Summary: Sacrificing of animals.

Details:
1) Fish gasp and suffer in a staged vignette, 4:54-5:04.
2) A decapitated rooster is used ceremonially, 12:33-12:54.
3) Three rams are sacrificed, gutted, butchered, and their ribbon-decorated heads displayed, 1:02:10-1:03:36.
4) Chickens are handled roughly, in the way many people consider acceptable. They are held inverted by their feet while the perp talks and gestures with his chicken-holding hands, 1:04:00-1:04:25.
5) Decapitated roosters flail and die around a dying man, 1:18:43-1:19:03.

Culturally-sanctioned animal murder is the only aspect of this film that is not wonderful. I strongly recommend this Criterion remaster, skipping several brief scenes as I have notated, if you so choose.
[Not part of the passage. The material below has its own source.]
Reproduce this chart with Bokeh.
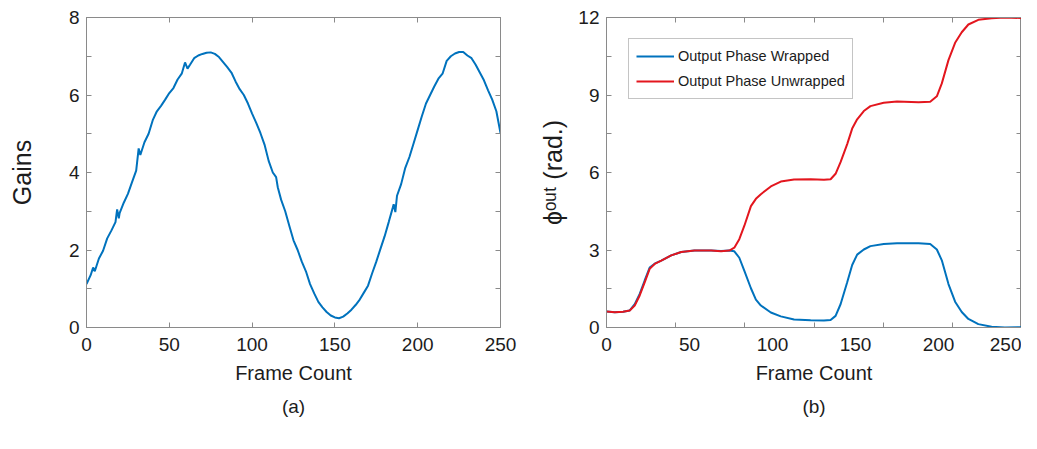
from bokeh.plotting import figure
from bokeh.models import FixedTicker, LinearAxis, Legend, LegendItem, Title
from bokeh.layouts import row
from bokeh.embed import file_html
from bokeh.resources import INLINE

# ---------------- data ----------------
gain_frames = [0, 2.5, 4, 5, 7.5, 10, 12.5, 15, 17.5, 18.5, 19.5, 20, 22.5, 25, 27.5,
               30, 31.5, 32.5, 35, 37.5, 40, 42.5, 45, 47.5, 50, 52.5, 55, 57.5,
               59.5, 61, 62.5, 65, 67.5, 70, 72.5, 75, 77.5, 80, 82.5, 85, 87.5, 90,
               92.5, 95, 97.5, 100, 102.5, 105, 107.5, 110, 112.5, 114.5, 115.5,
               117.5, 120, 122.5, 125, 127.5, 130, 132.5, 135, 137.5, 140, 142.5,
               145, 147.5, 150, 152.5, 155, 157.5, 160, 162.5, 165, 167.5, 170,
               172.5, 175, 177.5, 180, 182.5, 185, 185.5, 186.5, 187.5, 190, 192.5,
               195, 197.5, 200, 202.5, 205, 207.5, 210, 212.5, 215, 217.5, 220,
               222.5, 225, 227.5, 230, 232.5, 235, 237.5, 240, 242.5, 245, 247.5, 250]
gain_values = [1.12, 1.35, 1.55, 1.45, 1.78, 1.98, 2.30, 2.50, 2.72, 3.05, 2.82, 2.95, 3.22, 3.45, 3.75,
               4.05, 4.62, 4.45, 4.78, 5.00, 5.35, 5.58, 5.72, 5.88, 6.05, 6.18, 6.40, 6.55,
               6.84, 6.68, 6.78, 6.95, 7.02, 7.06, 7.09, 7.10, 7.06, 6.98, 6.85, 6.72, 6.58, 6.35,
               6.15, 6.00, 5.78, 5.52, 5.28, 5.02, 4.72, 4.30, 4.00, 3.88, 3.62,
               3.30, 3.00, 2.62, 2.25, 2.00, 1.70, 1.45, 1.12, 0.88, 0.66, 0.52,
               0.40, 0.31, 0.26, 0.24, 0.28, 0.36, 0.46, 0.58, 0.72, 0.90, 1.08,
               1.40, 1.70, 2.03, 2.35, 2.72, 3.10, 3.18, 2.98, 3.40, 3.70, 4.12,
               4.40, 4.75, 5.10, 5.45, 5.78, 6.00, 6.22, 6.42, 6.55, 6.88, 7.00,
               7.07, 7.11, 7.11, 7.02, 6.95, 6.78, 6.58, 6.38, 6.12, 5.88, 5.58, 5.02]

phase_frames = [0, 5, 10, 14, 17, 20, 23, 26, 29, 33, 39, 45, 53, 63, 69, 74, 77, 80, 83,
                87, 90, 93, 99, 105, 113, 123, 131, 135, 138, 141, 145, 148, 151, 155,
                159, 167, 175, 188, 195, 199, 202, 206, 210, 214, 218, 224, 232, 240, 250]
phase_wrapped = [0.62, 0.59, 0.61, 0.66, 0.90, 1.30, 1.82, 2.32, 2.47, 2.59, 2.79, 2.92, 2.98,
                 2.98, 2.96, 2.98, 2.95, 2.70, 2.20, 1.52, 1.08, 0.85, 0.58, 0.43, 0.31, 0.28,
                 0.27, 0.29, 0.45, 0.90, 1.75, 2.42, 2.82, 3.02, 3.15, 3.23, 3.26, 3.26, 3.23,
                 3.02, 2.60, 1.68, 1.00, 0.60, 0.33, 0.13, 0.03, 0.00, 0.01]
phase_unwrapped = [0.62, 0.59, 0.61, 0.66, 0.85, 1.24, 1.75, 2.27, 2.46, 2.59, 2.79, 2.92, 2.98,
                   2.98, 2.95, 2.98, 3.09, 3.42, 3.93, 4.70, 4.98, 5.16, 5.46, 5.65, 5.73, 5.74,
                   5.72, 5.74, 5.95, 6.40, 7.10, 7.70, 8.06, 8.38, 8.57, 8.70, 8.75, 8.72, 8.74,
                   8.95, 9.45, 10.35, 11.02, 11.43, 11.73, 11.91, 11.97, 12.00, 11.98]

frame_ticks = [0, 50, 100, 150, 200, 250]
gain_ticks = [0, 2, 4, 6, 8]
gain_minor = [1, 3, 5, 7]
phase_ticks = [0, 3, 6, 9, 12]
phase_minor = [1.5, 4.5, 7.5, 10.5]
phase_x_marks = [0, 250 / 6, 500 / 6, 125, 1000 / 6, 1250 / 6, 250]
legend_labels = ["Output Phase Wrapped", "Output Phase Unwrapped"]

BLUE = "#0072BD"
RED = "#E3161E"
GREY = "#8a8a8a"
TXT = "#1c1c1c"
FONT = "Liberation Sans"


def make_fig(y_range, frame_width, border_right, y_label, y_label_standoff, caption):
    p = figure(frame_width=frame_width, frame_height=310, x_range=(0, 250), y_range=y_range,
               output_backend="svg", toolbar_location=None,
               min_border_left=86, min_border_right=border_right,
               min_border_top=17, min_border_bottom=104)
    p.xgrid.visible = False
    p.ygrid.visible = False
    p.outline_line_color = GREY
    p.background_fill_color = "white"
    p.border_fill_color = "white"
    for ax in [p.xaxis[0], p.yaxis[0]]:
        ax.axis_line_color = GREY
        ax.major_tick_line_color = GREY
        ax.minor_tick_line_color = GREY
        ax.major_tick_in = 5
        ax.major_tick_out = 0
        ax.minor_tick_in = 5
        ax.minor_tick_out = 0
        ax.major_label_text_font = FONT
        ax.major_label_text_font_size = "19px"
        ax.major_label_text_color = TXT
        ax.axis_label_text_font = FONT
        ax.axis_label_text_font_style = "normal"
        ax.axis_label_text_color = TXT
    p.xaxis[0].major_label_standoff = 10
    p.yaxis[0].major_label_standoff = 7
    p.xaxis[0].axis_label = "Frame Count"
    p.xaxis[0].axis_label_text_font_size = "20px"
    p.xaxis[0].axis_label_standoff = 8
    p.yaxis[0].axis_label = y_label
    p.yaxis[0].axis_label_text_font_size = "25px"
    p.yaxis[0].axis_label_standoff = y_label_standoff
    p.add_layout(Title(text=caption, align="center", text_font=FONT, text_font_size="19px",
                       text_font_style="normal", text_color=TXT, standoff=14), "below")
    return p


def mirror_axes(p, xmarks, ymarks):
    top = LinearAxis(ticker=FixedTicker(ticks=[], minor_ticks=xmarks))
    right = LinearAxis(ticker=FixedTicker(ticks=[], minor_ticks=ymarks))
    for ax in (top, right):
        ax.axis_line_color = GREY
        ax.minor_tick_line_color = GREY
        ax.major_tick_line_color = None
        ax.minor_tick_in = 5
        ax.minor_tick_out = 0
        ax.major_tick_in = 0
        ax.major_tick_out = 0
        ax.major_label_standoff = 0
    p.add_layout(top, "above")
    p.add_layout(right, "right")


# ---------------- (a) Gains ----------------
p1 = make_fig((0, 8), 414, 20, "Gains", 30, "(a)")
p1.xaxis[0].ticker = FixedTicker(ticks=frame_ticks, minor_ticks=[])
p1.yaxis[0].ticker = FixedTicker(ticks=gain_ticks, minor_ticks=gain_minor)
mirror_axes(p1, frame_ticks, gain_ticks + gain_minor)
p1.line(gain_frames, gain_values, line_color=BLUE, line_width=2)

# ---------------- (b) Phase ----------------
p2 = make_fig((0, 12), 415, 0, "ϕᵒᵘᵗ (rad.)", 8, "(b)")
p2.xaxis[0].ticker = FixedTicker(ticks=frame_ticks, minor_ticks=phase_x_marks)
p2.xaxis[0].major_tick_in = 0
p2.yaxis[0].ticker = FixedTicker(ticks=phase_ticks, minor_ticks=phase_minor)
mirror_axes(p2, phase_x_marks, phase_ticks + phase_minor)
r_w = p2.line(phase_frames, phase_wrapped, line_color=BLUE, line_width=2)
r_u = p2.line(phase_frames, phase_unwrapped, line_color=RED, line_width=2)

legend = Legend(items=[LegendItem(label=legend_labels[0], renderers=[r_w]),
                       LegendItem(label=legend_labels[1], renderers=[r_u])],
                location=(22, 228), glyph_width=38, glyph_height=20, label_height=20,
                label_standoff=4, padding=7, spacing=5, margin=0,
                label_text_font=FONT, label_text_font_size="14.5px",
                label_text_color=TXT, border_line_color=GREY, border_line_width=1.5,
                background_fill_color="white", background_fill_alpha=1.0)
p2.add_layout(legend)

layout = row(p1, p2)
open("out.html", "w").write(file_html(layout, INLINE))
The Criterion Blu-ray also includes several excellent supplemental films:

• Mikhail Vartanov’s important 1969 documentary about Armenian art The Color of Armenian Land.
a 43-minute video essay by James Steffen, Decoding The Color Pomegranates, which does include some quick images of the animal sacrifices.
• Martiros Vartanov’s short abstraction, The Last Film (2014).
• Patrick Cazals’ excellent 2003 documentary about our director, Sergei Parajanov: The Rebel.
• A 26-minute 1977 documentary by Carlos de los Llanos about the poet Sayat-Nova, subject of Parajanoz’s film (from the series “Faith and Traditions of the Oriental Orthodox Churches”).